Oklahoma’s News 9 reported today, Nov 11, 2014, that, “A former Investigator into the Scientology based Narconon Arrowhead says she was fired in retaliation for going public. News 9 was the first to report the two investigators into the drug treatment facility were suing the state for wrongful termination.”
Investigators say the Scientology-based drug treatment center Narconon Arrowhead, violated numerous state laws and should be shut down, but claim the Oklahoma State Department of Mental Health and Substance Abuse hid the results of that investigation.
Former Inspector General Kim Poff and Michael DeLong, the two highest ranking investigators with the Oklahoma State Department of Mental Health and Substance Abuse, say “they were fired after they objected to the state keeping the findings of their investigation secret and they have now filed a wrongful termination suit.”
“In 2012, after three people died in nine months’ time at the Narconon Arrowhead drug treatment facility, the State Department of Mental Health and Substance Abuse launched an investigation. A full year later in August of 2013, family members were still waiting for answers and the agency told News 9 they were still investigating.”
Because the Department (ODMHSAS) did not want to get involved with litigation involving the Church of Scientology, the agency, including Commissioner Terry White, “attempted to hide the findings of Ms. Poff and Mr. DeLong. Narconon is a Scientology entity controlled, directed, and administered by the powerful, billion dollar cult empire. Governments, media, lawyers, and individuals who take on Scientology, know all too well, how financially and resource draining litigation can be.
The two investigators of Narconon Arrowhead say they were wrongfully terminated when they pushed for the results of their investigation be made public. Poff and DeLong then filed a wrongful termination suit.
“After that report aired, Kim Poff was fired again from her new job as an investigator with DHS. According to Rachel Bussett, Kimberly Poff’s attorney, the day after the story aired, Poff’s file was pulled at DHS and she was gone by the end of the week. This is retaliation and that’s illegal, said Bussett.”
“The state did the wrong thing, two times here.

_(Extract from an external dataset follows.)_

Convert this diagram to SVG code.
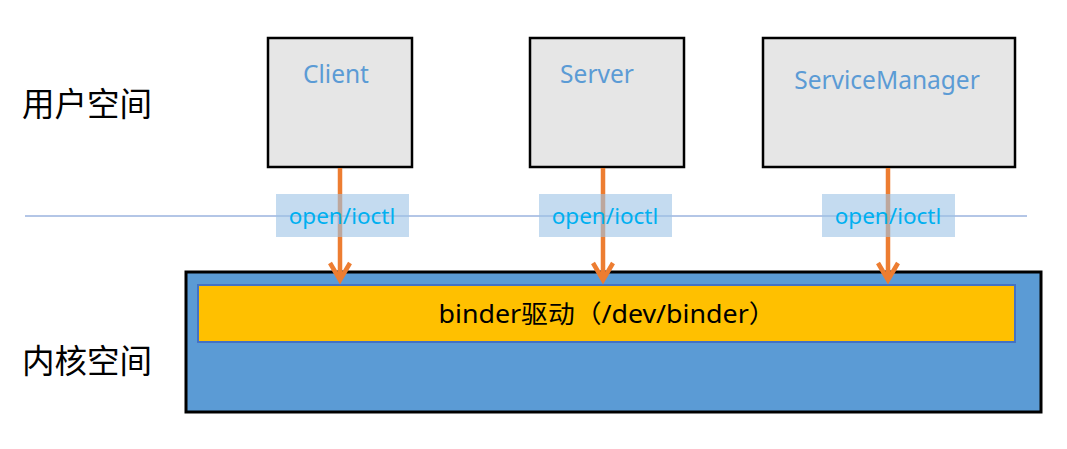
<svg xmlns="http://www.w3.org/2000/svg" width="1067" height="449" viewBox="0 0 1067 449">
<style>
.proc{fill:#e6e6e6;stroke:#000;stroke-width:2.5}
.ptxt{font-family:"Noto Sans","Noto Sans CJK SC",sans-serif;font-size:24.5px;fill:#5b9bd5;text-anchor:middle}
.lbl{fill:#9dc3e6;opacity:0.6}
.ltxt{font-family:"Noto Sans","Noto Sans CJK SC",sans-serif;font-size:22.5px;fill:#00b0f0;text-anchor:middle}
.side{font-family:"Noto Sans CJK SC",sans-serif;font-size:32.5px;fill:#000}
.arr{stroke:#ed7d31;stroke-width:4.5;fill:none}
</style>
<rect width="1067" height="449" fill="#fff"/>
<g id="user-space-label"><text class="side" x="22" y="116">用户空间</text></g>
<g id="kernel-space-label"><text class="side" x="22" y="373">内核空间</text></g>
<line id="divider" x1="25" y1="216" x2="1027" y2="216" stroke="#4472c4" stroke-width="1" opacity="0.8"/>
<g id="kernel"><rect x="186" y="272" width="855" height="140" fill="#5b9bd5" stroke="#000" stroke-width="3"/></g>
<g id="binder"><rect x="198" y="285" width="817" height="57" fill="#ffc000" stroke="#4472c4" stroke-width="2"/>
<text x="607" y="323" font-family="Noto Sans,Noto Sans CJK SC,sans-serif" font-size="25" fill="#000" text-anchor="middle" textLength="337" lengthAdjust="spacingAndGlyphs">binder驱动（/dev/binder）</text></g>
<g id="client"><rect class="proc" x="268" y="38" width="144" height="129"/><text class="ptxt" x="336" y="83">Client</text></g>
<g id="server"><rect class="proc" x="530" y="38" width="154" height="129"/><text class="ptxt" x="597" y="83">Server</text></g>
<g id="servicemanager"><rect class="proc" x="763" y="38" width="252" height="129"/><text class="ptxt" x="887" y="89">ServiceManager</text></g>
<g id="connectors">
<path class="arr" d="M340 168V280M330 263L340 280L350 263"/>
<path class="arr" d="M603 168V280M593 263L603 280L613 263"/>
<path class="arr" d="M888 168V280M878 263L888 280L898 263"/>
<rect class="lbl" x="276" y="194" width="133" height="43"/>
<rect class="lbl" x="539" y="194" width="133" height="43"/>
<rect class="lbl" x="822" y="194" width="133" height="43"/>
<text class="ltxt" x="342" y="224">open/ioctl</text>
<text class="ltxt" x="605" y="224">open/ioctl</text>
<text class="ltxt" x="888" y="224">open/ioctl</text>
</g>
</svg>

You have an obligation as a state to protect people, and yea money’s a problem for everybody but lives are important and they should have figured it out and they shouldn’t have fired the people who were trying to figure it out for them,” said attorney, Rachel Bussett.
Parents and families still grieving the loss of their loved ones who died inside Narconon Arrowhead still wait in frustration and desperation for answers.
Robert Murphy, whose daughter Stacey died at the facility says Poff was the only one doing any investigating, and is frustrated with a lack of results from the State. “In my opinion, Kim Poff was another victim of the abuses of Narconon Arrowhead and the Oklahoma Department of Mental Health and Substance Abuse Service not protecting the public,” said Murphy.
Scientology’s drug rehab network, Narconon, is facing dozens of lawsuits in the United States for wrongful deaths, fraud, misrepresentation, civil conspiracy, and in general, ripping off people in their most desperate time of needing professional, medical help.
Most Narconon centers have no full time physicians or nurses onsite, and many of the other staff members are recent graduates of the Narconon program with little or no medical or drug rehab training – only Scientology based courses to qualify as staff.
A damning Report about Oklahoma’s Narconon here:
When the State of Oklahoma examined Narconon’s therapeutic methods in 1991, its reporting team noted the risks caused by Narconon’s bad science:
The Narconon program presents a potential risk to the patients of the Narconon program that delayed withdrawal phenomena such as seizures, delirium or hallucination that are occasionally seen several days after cessation of drugs such as benzodiazepines, may be misinterpreted by Narconon’s non-medical staff as the effect of mobilizing the drug from fat during the sauna sweat-out procedure period. There is also a potential risk that the reported re-experience of the abused drugs’ effect during the sauna sweat-out program may be the result of misinterpreted symptoms of hyperthermia or electrolyte imbalance.
There is credible evidence by way of witness testimony and review of Narconon charts which reflect that there were patients who had psychiatric problems who were taken off of their previously prescribed psychiatric medication who did not do well and subsequently developed psychiatric problems. This evidence indicates a lack of safety and effectiveness in connection with the program.
Following a thorough investigation by the Board of Mental Health, State of Oklahoma, a report was issued on December 13, 1991, stating, “The Board determines that the Narconon Program is not effective in the treatment of chemical dependency, and the Board concludes that the program offered by Narconon-Chilocco [now Narconon Arrowhead] is not medically safe.”
“Certification is denied.” Many ask, “Why are they still open”?